Sharpers and Bucks in a Billiard Room.
Dick England was a constant frequenter of all places likely to afford him pigeons worth plucking. At a tennis court he met the Honourable Mr. Damer, who was in the habit of playing tennis for amusement and exercise. One evil day, however, when no one was about, Mr. Damer played a game with England, who was profuse in his admiration for his opponent's skill. Though Mr. Damer knew England's reputation, and would not have been seen at Ranelagh with him, or had him at his table for a thousand pounds, he was not proof against the man's flattery, and England soon became his habitual opponent at tennis.
The latter, in league with other sharpers, soon sent to Paris for the best tennis player in the world, who on his arrival was instructed to lose unless given signals—the display of a certain coloured handkerchief, the raising of a bat, and similar signs—should be made.
England now proceeded to begin the stripping of his dupe by pretending to back him for fifty or a hundred guineas a set, complaining bitterly of his losses when unsuccessful. Mr. Damer meanwhile was losing three, four, and sometimes five thousand guineas in a day; and with such blind avidity did he pursue this destructive game, that he soon found himself a loser of near forty thousand guineas. At last, he found it prudent to resist the propensity to play with England and his band of sharpers, some of whom were constantly at his house in Tilney Street, requesting payment. Mr. Damer offered them post-obits, bonds, or in short the best security he could then offer, his father, Lord Milton, afterwards Lord Dorchester, being alive; no, they would have cash. Mr. Damer could not find it; but, to his high sense of honour be it told, he threw himself at his father's feet; the worthy parent weighed the matter well, and sent his steward from Milton Abbey with power to pay every shilling, though he knew his son had been cheated of every guinea. The steward, however, arrived only in time to learn that his young master, having sent for five girls and a blind fiddler, had blown out his brains after a roystering carouse at a tavern in Covent Garden. According to Horace Walpole it was Fox who, with infinite good nature, went to meet Mrs. Damer on her way to town and prepared her for the dismal news. "Can," says Walpole, "the walls of Almack's help moralizing when £5000 a year in present and £22,000 in reversion are not sufficient for happiness and cannot check a pistol!"

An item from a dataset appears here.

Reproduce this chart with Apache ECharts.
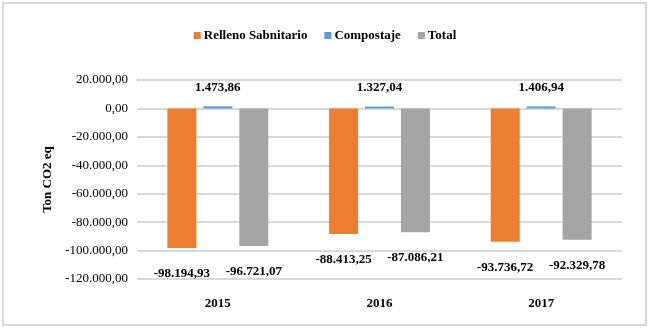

England was very fertile in expedients in plucking his pigeons. On one occasion, being with other blacklegs at Scarborough, and a rich dupe, from whom a good deal was expected, refusing to play after dinner, the party, having made the pigeon drunk and given the waiter five guineas to answer any awkward questions which might be asked in the morning, wrote out on slips of paper "D—— (the pigeon's name) owes me a hundred guineas." "D—— owes me eighty guineas," and so on. England, however, wrote "I owe D—— thirty guineas."
The next morning England, meeting the guest of the night before on the cliff, said to him: "Well, we were all very merry last night." "We were indeed," replied the pigeon, "and I only hope I did not offend any one, for I must confess that I drank a good deal more than usual."
"You were in good spirits, my dear fellow," said England, "that was all; and now, before I forget, let me pay you the thirty guineas I lost to you last night—I am not very lucky at cards."
D—— stared, and positively denied having played for a shilling; but England assured him upon his honour that he had. He added that he had paid hundreds to men who having drunk deep remembered nothing till he had shown them his account. Mr. D—— thus fell into the trap laid for him, and, being a novice, put the notes in his pocket, thinking England the most upright man he had ever met. Shortly after, Mr. England's friends presented their cards. Mr. D——, thunderstruck at their demands, swore that he had never played with them, and indeed that he did not know of his having played at all, until Captain England, very much to his credit, had paid him thirty guineas, though he himself did not remember any cards or dice having been in the room. The leader of the band replied with great warmth, "Sir, it is the first time my honour was ever doubted. Captain England, and the waiter, will tell you I won a hundred guineas of you, though I was a great loser by the night's play."
The victim of the plot, however, fortunately for himself, met some friends who were men of the world, and one of them having cross-examined the waiter, and promised him another five guineas if he spoke the truth, the latter at last admitted that England and his companions were notorious blacklegs, and that Mr. D—— did not play at all, or, if he did, it could not have been for five minutes, as the rest of the party were constantly ringing and making punch in their own way.